The Museum's original collections were those transferred to it when it was set up by the former Rutland County Council in 1967. These were the rural life collection of E. G. Bolton from Casterton Secondary Modern School and the mainly archaeological collection from Oakham School. Over the years the Museum has grown and it now has an extensive rural life collection which includes farm tools, tractors, wagons and a wide range of rural tradesmen's tools. In addition it also houses domestic and social history items, along with a large collection of archaeological material from around Rutland.

One of the more thought-provoking items on display is the New Drop Gallows. It is thought to be the only surviving gallows of its type in the UK. The gallows were portable and were set up at the front of Oakham Gaol when needed. The gallows was first used in 1813 to hang two burglars. The New Drop design was not to be very effective as the drop was too short to break the neck cleanly.

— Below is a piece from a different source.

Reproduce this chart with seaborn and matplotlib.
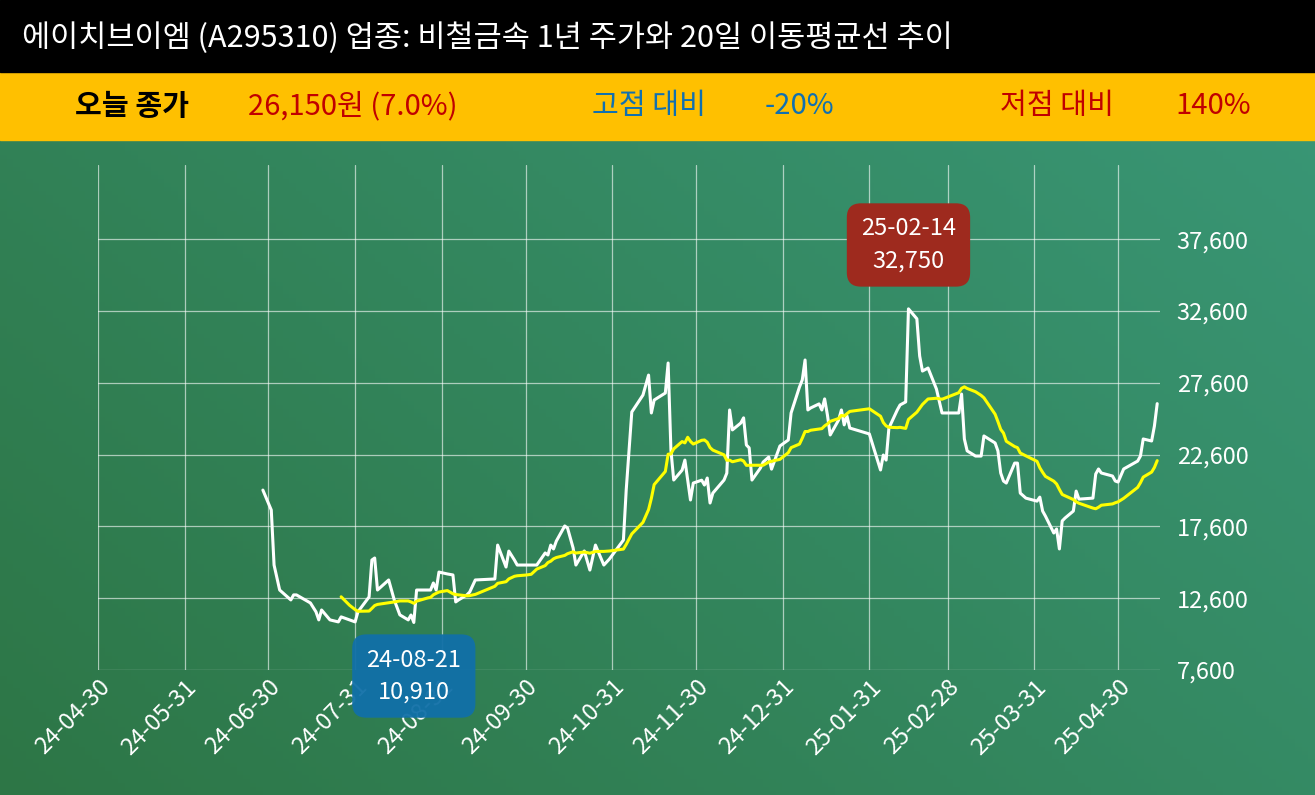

According to the museum’s curator, the framework, built of Baltic pine, forms the only surviving example of a portable “New Drop” gallows in the United Kingdom.

The Museum has one of the oldest surviving box wagons in the country. Built in Lincolnshire and used on a farm in Preston, Rutland it dates from 1755–1795 and is unusual due to its wooden axles.

One of the smaller items on display includes the Brooke Reliquary. This small enamelled casket dates from the 13th century and originates from the workshops in Limoges, France and is believed to have held the relics of a saint. The reliquary was discovered in c.1805, after years of being concealed on the site of Brooke Priory, when building work was carried out in the cellar of Priory House. The reliquary is decorated with Limoges enamel work in shades of blue, red, yellow and green with images of Christ with two apostles or saints. The robes on the saints are engraved on copper plates which were originally gilded, but this has now worn away.

==Local Studies Collection==
The Local Studies collection was moved from Oakham Library to the museum in 2010 and comprises a large collection of materials and resources on Rutland and the surrounding villages. It includes census records for Rutland, photographs of local villages, the Jack Hart postcard collection, Ordnance Survey maps of Rutland, editions of local newspapers and offers access to ancestry.co.uk (library edition). The collection also contains a wide range of reference books.